### Instruction
Your task is to copy the listing exactly, with the pictures left out.

### Provided material
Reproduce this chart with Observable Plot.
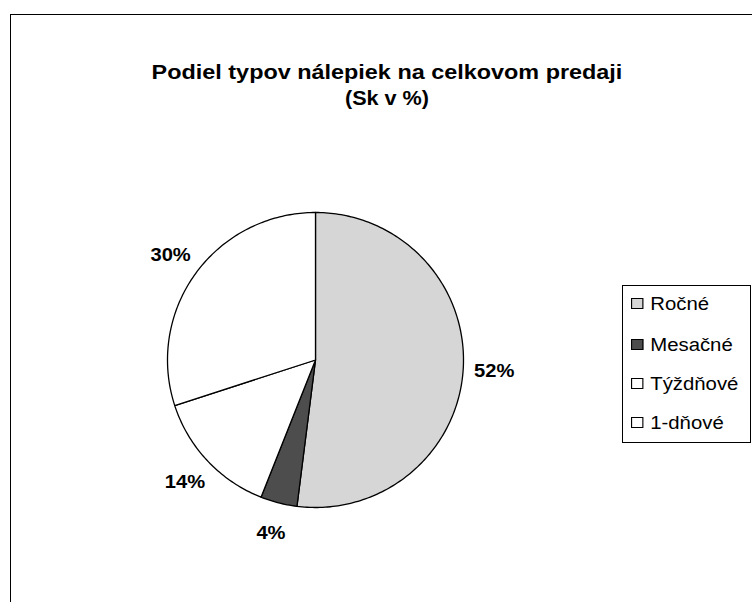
<!DOCTYPE html>
<html>
<head>
<meta charset="utf-8">
<script src="https://cdn.jsdelivr.net/npm/d3@7"></script>
<script src="https://cdn.jsdelivr.net/npm/@observablehq/plot@0.6"></script>
<style>
  html, body { margin: 0; padding: 0; background: #fff; }
  #wrap { position: relative; width: 752px; height: 602px; overflow: hidden; font-family: "Liberation Sans", Arial, sans-serif; color: #000; }
  #frame { position: absolute; left: 10px; top: 14px; width: 760px; height: 620px; border-left: 1.5px solid #000; border-top: 1.5px solid #000; }
  .title { position: absolute; left: 0; width: 774px; text-align: center; font-weight: bold; font-size: 20px; transform: scaleX(1.17); transform-origin: 387px 0; }
  #legend { position: absolute; left: 622px; top: 285px; width: 127px; height: 156px; border: 1px solid #000; background: #fff; }
  .item { position: absolute; left: 8px; font-size: 18px; line-height: 20px; white-space: nowrap; transform: scaleX(1.13); transform-origin: 0 0; }
  .sw { display: inline-block; width: 9px; height: 9px; border: 1px solid #000; margin-right: 6px; vertical-align: 1px; }
  #chart { position: absolute; left: 0; top: 0; }
</style>
</head>
<body>
<div id="wrap">
  <div id="chart"></div>
  <div id="frame"></div>
  <div class="title" style="top:61px">Podiel typov nálepiek na celkovom predaji</div>
  <div class="title" style="top:87px; transform: scaleX(1.08)">(Sk v %)</div>
  <div id="legend"></div>
</div>
<script>
const categories = ["Ročné", "Mesačné", "Týždňové", "1-dňové"];
const values = [52, 4, 14, 30];
const labels = ["52%", "4%", "14%", "30%"];
const colors = ["#d6d6d6", "#4d4d4d", "#ffffff", "#ffffff"];

// slice polygons (unit circle, clockwise from 12 o'clock)
const total = d3.sum(values);
const pts = [];
const lbl = [];
let acc = 0;
categories.forEach((c, i) => {
  const a0 = acc / total * 2 * Math.PI;
  acc += values[i];
  const a1 = acc / total * 2 * Math.PI;
  pts.push({name: c, x: 0, y: 0});
  const n = Math.max(2, Math.ceil((a1 - a0) / (Math.PI / 180)));
  for (let k = 0; k <= n; k++) {
    const a = a0 + (a1 - a0) * k / n;
    pts.push({name: c, x: Math.sin(a), y: Math.cos(a)});
  }
  pts.push({name: c, x: 0, y: 0});
  const am = (a0 + a1) / 2;
  const r = 1.21;
  lbl.push({text: labels[i], x: r * Math.sin(am), y: r * Math.cos(am)});
});

const plot = Plot.plot({
  width: 752,
  height: 602,
  marginLeft: 167,
  marginRight: 289,
  marginTop: 212,
  marginBottom: 95,
  x: {domain: [-1, 1], axis: null},
  y: {domain: [-1, 1], axis: null},
  color: {domain: categories, range: colors},
  style: {background: "transparent", overflow: "visible"},
  marks: [
    Plot.line(pts, {x: "x", y: "y", z: "name", fill: "name", stroke: "#000", strokeWidth: 1.3, strokeLinejoin: "round"}),
    Plot.text(lbl, {x: "x", y: "y", text: "text", fontSize: 18, fontWeight: "bold", fontFamily: "Liberation Sans, Arial, sans-serif", fill: "#000"})
  ]
});
// widen the label glyphs slightly, like the original's wide typeface
plot.querySelectorAll("text").forEach(t => {
  const tr = t.getAttribute("transform");
  if (tr) t.setAttribute("transform", tr + " scale(1.12,1)");
});
document.getElementById("chart").appendChild(plot);

const legend = document.getElementById("legend");
const tops = [8, 49, 88, 127];
categories.forEach((c, i) => {
  const d = document.createElement("div");
  d.className = "item";
  d.style.top = tops[i] + "px";
  d.innerHTML = `<span class="sw" style="background:${colors[i]}"></span>${c}`;
  legend.appendChild(d);
});
</script>
</body>
</html>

### Result below
Reproduce this chart with Observable Plot.
<!DOCTYPE html>
<html>
<head>
<meta charset="utf-8">
<script src="https://cdn.jsdelivr.net/npm/d3@7"></script>
<script src="https://cdn.jsdelivr.net/npm/@observablehq/plot@0.6"></script>
<style>
  html, body { margin: 0; padding: 0; background: #fff; }
  #wrap { position: relative; width: 752px; height: 602px; overflow: hidden; font-family: "Liberation Sans", Arial, sans-serif; color: #000; }
  #frame { position: absolute; left: 10px; top: 14px; width: 760px; height: 620px; border-left: 1.5px solid #000; border-top: 1.5px solid #000; }
  .title { position: absolute; left: 0; width: 774px; text-align: center; font-weight: bold; font-size: 20px; transform: scaleX(1.17); transform-origin: 387px 0; }
  #legend { position: absolute; left: 622px; top: 285px; width: 127px; height: 156px; border: 1px solid #000; background: #fff; }
  .item { position: absolute; left: 8px; font-size: 18px; line-height: 20px; white-space: nowrap; transform: scaleX(1.13); transform-origin: 0 0; }
  .sw { display: inline-block; width: 9px; height: 9px; border: 1px solid #000; margin-right: 6px; vertical-align: 1px; }
  #chart { position: absolute; left: 0; top: 0; }
</style>
</head>
<body>
<div id="wrap">
  <div id="chart"></div>
  <div id="frame"></div>
  <div class="title" style="top:61px">Podiel typov nálepiek na celkovom predaji</div>
  <div class="title" style="top:87px; transform: scaleX(1.08)">(Sk v %)</div>
  <div id="legend"></div>
</div>
<script>
const categories = ["Ročné", "Mesačné", "Týždňové", "1-dňové"];
const values = [52, 4, 14, 30];
const labels = ["52%", "4%", "14%", "30%"];
const colors = ["#d6d6d6", "#4d4d4d", "#ffffff", "#ffffff"];

// slice polygons (unit circle, clockwise from 12 o'clock)
const total = d3.sum(values);
const pts = [];
const lbl = [];
let acc = 0;
categories.forEach((c, i) => {
  const a0 = acc / total * 2 * Math.PI;
  acc += values[i];
  const a1 = acc / total * 2 * Math.PI;
  pts.push({name: c, x: 0, y: 0});
  const n = Math.max(2, Math.ceil((a1 - a0) / (Math.PI / 180)));
  for (let k = 0; k <= n; k++) {
    const a = a0 + (a1 - a0) * k / n;
    pts.push({name: c, x: Math.sin(a), y: Math.cos(a)});
  }
  pts.push({name: c, x: 0, y: 0});
  const am = (a0 + a1) / 2;
  const r = 1.21;
  lbl.push({text: labels[i], x: r * Math.sin(am), y: r * Math.cos(am)});
});

const plot = Plot.plot({
  width: 752,
  height: 602,
  marginLeft: 167,
  marginRight: 289,
  marginTop: 212,
  marginBottom: 95,
  x: {domain: [-1, 1], axis: null},
  y: {domain: [-1, 1], axis: null},
  color: {domain: categories, range: colors},
  style: {background: "transparent", overflow: "visible"},
  marks: [
    Plot.line(pts, {x: "x", y: "y", z: "name", fill: "name", stroke: "#000", strokeWidth: 1.3, strokeLinejoin: "round"}),
    Plot.text(lbl, {x: "x", y: "y", text: "text", fontSize: 18, fontWeight: "bold", fontFamily: "Liberation Sans, Arial, sans-serif", fill: "#000"})
  ]
});
// widen the label glyphs slightly, like the original's wide typeface
plot.querySelectorAll("text").forEach(t => {
  const tr = t.getAttribute("transform");
  if (tr) t.setAttribute("transform", tr + " scale(1.12,1)");
});
document.getElementById("chart").appendChild(plot);

const legend = document.getElementById("legend");
const tops = [8, 49, 88, 127];
categories.forEach((c, i) => {
  const d = document.createElement("div");
  d.className = "item";
  d.style.top = tops[i] + "px";
  d.innerHTML = `<span class="sw" style="background:${colors[i]}"></span>${c}`;
  legend.appendChild(d);
});
</script>
</body>
</html>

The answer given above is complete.